ML Engineer
Build and optimise the production machine learning systems that power enterprise agentic AI — from model serving and fine-tuning to RAG pipelines and inference at scale.
Express interest →About Deliverance AI
Deliverance AI is the production AI platform company. We exist because 94% of enterprises fail to scale AI — not for lack of ambition or budget, but for lack of platform, governance, and delivery capability. We close the gap between AI investment and AI production for enterprises across regulated industries including pharma and biotech, financial services, retail, telecommunications, and logistics.
Our proprietary nine-layer platform — built around three core capabilities: Clarity (see everything), Govern (control everything), and Accelerate (ship everything) — is deployed inside customer environments with live workloads running on it from day one. We are not a consultancy that writes strategy decks. We are not a staffing firm that lends contractors. We are an engineering-led company with proprietary platform IP, a growing agent marketplace, and 15+ pre-built AI blueprints that cut months off delivery timelines.
Our engagement model is simple: Assess (4 weeks), Deploy (12–16 weeks), Operate (ongoing). Dedicated engineering pods own delivery end-to-end. Every deployment compounds the platform. Every use case ships faster than the last. Governed, observable, and delivering value from day one.
About the role
The ML Engineer is the technical execution engine within our engineering pods. You will build the production ML pipelines, model serving infrastructure, RAG implementations, and inference optimisation that turns our platform blueprints into live, governed AI systems running real enterprise workloads.
This is not a research role. This is production engineering. You will work with models from across the open-source ecosystem, deploy them via our Inference Platform layer with autoscaling, build RAG pipelines and knowledge graphs through our Data & RAG layer, and ensure everything is governed through our Agent Governance and ARMOR security framework. You will be embedded within customer engagements as part of a dedicated pod — working alongside an Engagement Lead, AI Architect, and Data Engineer to get 2–3 workloads live within 12–16 weeks.
You will also contribute to the agent marketplace — building, testing, and improving the purpose-built agents (fraud detection, compliance automation, document processing, customer service) that customers deploy from our library. Every agent you improve compounds value across the entire customer base.
What you will do
- Build and maintain production inference pipelines using model serving frameworks (vLLM, TensorRT-LLM, Triton Inference Server), optimising for throughput, latency, and cost across GPU infrastructure.

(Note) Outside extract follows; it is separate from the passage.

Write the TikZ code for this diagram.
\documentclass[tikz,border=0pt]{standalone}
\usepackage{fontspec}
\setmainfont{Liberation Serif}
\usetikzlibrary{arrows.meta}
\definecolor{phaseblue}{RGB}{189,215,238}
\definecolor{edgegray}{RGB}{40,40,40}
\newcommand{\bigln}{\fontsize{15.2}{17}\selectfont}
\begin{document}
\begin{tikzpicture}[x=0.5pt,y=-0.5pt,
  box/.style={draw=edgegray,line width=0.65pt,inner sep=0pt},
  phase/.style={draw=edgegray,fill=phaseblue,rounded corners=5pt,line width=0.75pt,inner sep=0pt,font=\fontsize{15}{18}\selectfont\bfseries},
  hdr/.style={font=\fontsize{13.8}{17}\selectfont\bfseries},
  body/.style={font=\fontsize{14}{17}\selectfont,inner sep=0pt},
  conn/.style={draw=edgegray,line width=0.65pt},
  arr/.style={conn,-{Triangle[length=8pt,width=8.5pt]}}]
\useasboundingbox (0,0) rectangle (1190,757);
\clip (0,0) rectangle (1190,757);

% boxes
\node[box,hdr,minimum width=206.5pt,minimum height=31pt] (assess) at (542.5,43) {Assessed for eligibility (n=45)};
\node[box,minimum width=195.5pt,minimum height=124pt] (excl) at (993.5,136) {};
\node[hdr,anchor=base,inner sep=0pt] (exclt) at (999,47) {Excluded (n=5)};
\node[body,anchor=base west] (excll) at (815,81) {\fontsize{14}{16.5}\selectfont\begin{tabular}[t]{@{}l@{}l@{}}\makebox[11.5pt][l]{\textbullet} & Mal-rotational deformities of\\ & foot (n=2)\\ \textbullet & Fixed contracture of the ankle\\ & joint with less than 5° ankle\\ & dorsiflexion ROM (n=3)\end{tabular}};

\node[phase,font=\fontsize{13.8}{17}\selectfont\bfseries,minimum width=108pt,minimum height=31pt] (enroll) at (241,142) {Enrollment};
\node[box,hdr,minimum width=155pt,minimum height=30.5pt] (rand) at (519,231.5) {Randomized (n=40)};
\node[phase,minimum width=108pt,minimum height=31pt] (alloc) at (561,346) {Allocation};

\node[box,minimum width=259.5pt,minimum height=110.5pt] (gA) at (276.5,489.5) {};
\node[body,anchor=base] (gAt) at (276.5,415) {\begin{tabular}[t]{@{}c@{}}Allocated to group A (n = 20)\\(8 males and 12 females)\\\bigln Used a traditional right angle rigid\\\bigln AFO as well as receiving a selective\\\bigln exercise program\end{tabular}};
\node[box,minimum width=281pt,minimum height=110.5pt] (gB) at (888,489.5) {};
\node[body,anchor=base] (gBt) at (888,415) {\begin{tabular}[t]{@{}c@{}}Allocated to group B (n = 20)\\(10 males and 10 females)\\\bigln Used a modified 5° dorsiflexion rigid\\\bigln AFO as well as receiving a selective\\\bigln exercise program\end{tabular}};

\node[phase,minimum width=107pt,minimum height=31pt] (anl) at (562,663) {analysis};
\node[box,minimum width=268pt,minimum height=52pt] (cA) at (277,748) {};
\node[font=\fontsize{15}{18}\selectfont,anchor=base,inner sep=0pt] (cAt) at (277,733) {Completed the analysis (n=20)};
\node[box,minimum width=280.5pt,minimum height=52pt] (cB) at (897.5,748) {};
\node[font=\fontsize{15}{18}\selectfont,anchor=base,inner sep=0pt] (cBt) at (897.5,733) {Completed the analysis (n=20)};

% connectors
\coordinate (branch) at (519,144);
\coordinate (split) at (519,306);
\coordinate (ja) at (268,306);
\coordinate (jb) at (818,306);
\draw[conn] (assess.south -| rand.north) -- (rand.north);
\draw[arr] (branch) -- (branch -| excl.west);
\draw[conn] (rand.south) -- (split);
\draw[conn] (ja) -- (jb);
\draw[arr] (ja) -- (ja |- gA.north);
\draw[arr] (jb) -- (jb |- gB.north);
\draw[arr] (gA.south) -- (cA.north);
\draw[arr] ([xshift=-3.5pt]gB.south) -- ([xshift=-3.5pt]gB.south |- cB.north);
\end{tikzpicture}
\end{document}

- Implement and configure RAG architectures — vector databases, hybrid search, knowledge graphs — that connect enterprise knowledge bases to production AI agents while maintaining data governance.
- Deploy and configure agents from the Deliverance AI marketplace for customer-specific use cases, adapting pre-built patterns from our 15+ blueprints.

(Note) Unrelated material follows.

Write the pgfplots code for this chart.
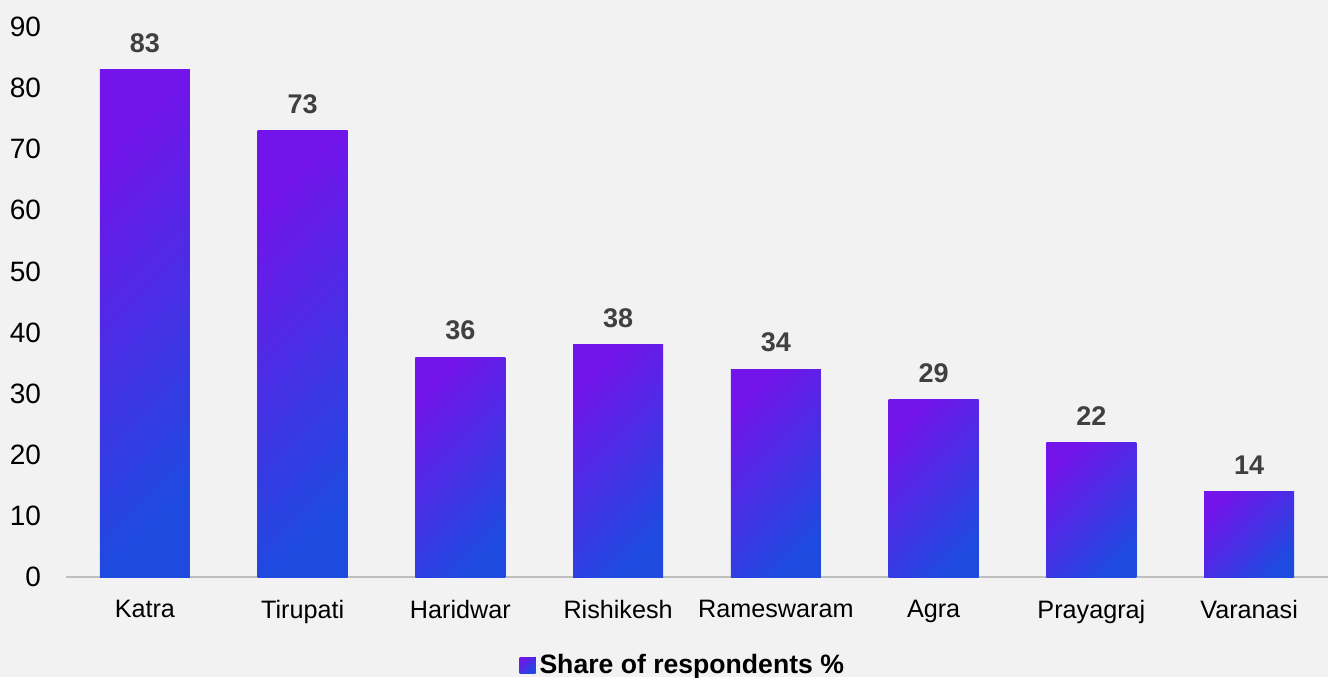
\documentclass[border=0pt]{standalone}
\usepackage{pgfplots}
\pgfplotsset{compat=1.18}
\usepackage{fontspec}
\setmainfont{Liberation Sans}
\definecolor{bg}{HTML}{F2F2F2}
\definecolor{cpurple}{RGB}{114,20,234}
\definecolor{cblue}{RGB}{30,74,224}
\definecolor{lblgray}{HTML}{404040}
\definecolor{axgray}{HTML}{BFBFBF}
\begin{document}
\begin{tikzpicture}
\fill[bg] (-33pt,-50pt) rectangle (631pt,288.5pt);
\path[use as bounding box] (-33pt,-50pt) rectangle (631pt,288.5pt);
\begin{axis}[
  scale only axis,
  width=631pt, height=275pt,
  xmin=-0.5, xmax=7.5,
  ymin=0, ymax=90,
  ytick={0,10,...,90},
  xtick={0,...,7},
  xticklabels={Katra,Tirupati,Haridwar,Rishikesh,Rameswaram,Agra,Prayagraj,Varanasi},
  axis x line*=bottom,
  axis y line*=left,
  x axis line style={axgray, line width=1.3pt, -},
  y axis line style={draw=none},
  major tick length=0pt,
  /pgf/number format/assume math mode=true,
  ticklabel style={font=\fontsize{14}{16}\selectfont, text=black},
  xticklabel style={font=\fontsize{12.6}{14}\selectfont, yshift=-8pt},
  yticklabel style={anchor=east, xshift=-9pt},
  ybar, bar shift=0pt,
  bar width=45pt,
  nodes near coords,
  every node near coord/.append style={font=\bfseries\fontsize{13.5}{15}\selectfont, text=lblgray, yshift=5pt},
  clip=false,
  legend style={at={(0.4895,-0.16)}, anchor=center, draw=none, fill=none,
    font=\bfseries\fontsize{13.3}{15}\selectfont, legend cell align=left,
    /tikz/every even column/.append style={column sep=2pt}},
  legend image code/.code={\fill[top color=cpurple, bottom color=cblue, shading angle=45] (0pt,-4pt) rectangle (8pt,4pt);},
  barstyle/.style={draw=none, top color=cpurple, bottom color=cblue, shading angle=45},
]
\addplot[barstyle] coordinates {(0,83)};
\addlegendentry{Share of respondents \%}
\addplot[barstyle, forget plot] coordinates {(1,73)};
\addplot[barstyle, forget plot] coordinates {(2,36)};
\addplot[barstyle, forget plot] coordinates {(3,38)};
\addplot[barstyle, forget plot] coordinates {(4,34)};
\addplot[barstyle, forget plot] coordinates {(5,29)};
\addplot[barstyle, forget plot] coordinates {(6,22)};
\addplot[barstyle, forget plot] coordinates {(7,14)};
\end{axis}
\end{tikzpicture}
\end{document}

- Build model lifecycle management tooling — version control, A/B testing, canary deployments, automated rollback, and performance monitoring — integrated with our Five Registries.
- Fine-tune models for domain-specific customer requirements using techniques including LoRA, QLoRA, and PEFT, with full governance and audit trails.
- Contribute to the development and continuous improvement of agents in our marketplace — building, testing, and enhancing governed AI agents that ship across multiple customers.
- Collaborate with AI Architects on architecture decisions and with Data Engineers on data pipeline integration during the Deploy phase.
- Work within the ARMOR security framework to ensure all model deployments meet EU AI Act, NIST AI RMF, ISO 42001, and sector-specific compliance requirements.
What we are looking for
- 3+ years of experience as an ML Engineer, MLOps Engineer, or similar role working with language models in production environments.
- Strong Python skills and hands-on experience with PyTorch, Hugging Face Transformers, and at least one model serving framework (vLLM, TensorRT-LLM, or Triton preferred).
- Practical experience building RAG systems in production — vector databases (Pinecone, Weaviate, Milvus, pgvector), embedding models, retrieval strategies, and knowledge graph integration.
- Understanding of GPU compute, CUDA, and how to profile and optimise inference workloads for throughput, latency, and cost.
- Experience with Kubernetes and containerised ML deployments in cloud or hybrid environments.
- Familiarity with the open-source model ecosystem and the agentic AI landscape — you stay current with a rapidly evolving field.
- Good communication skills — you will work within engineering pods and need to explain model behaviour, trade-offs, and recommendations to both technical and non-technical stakeholders.
- A pragmatic engineering mindset that prioritises production reliability, governed deployments, and customer outcomes over theoretical perfection.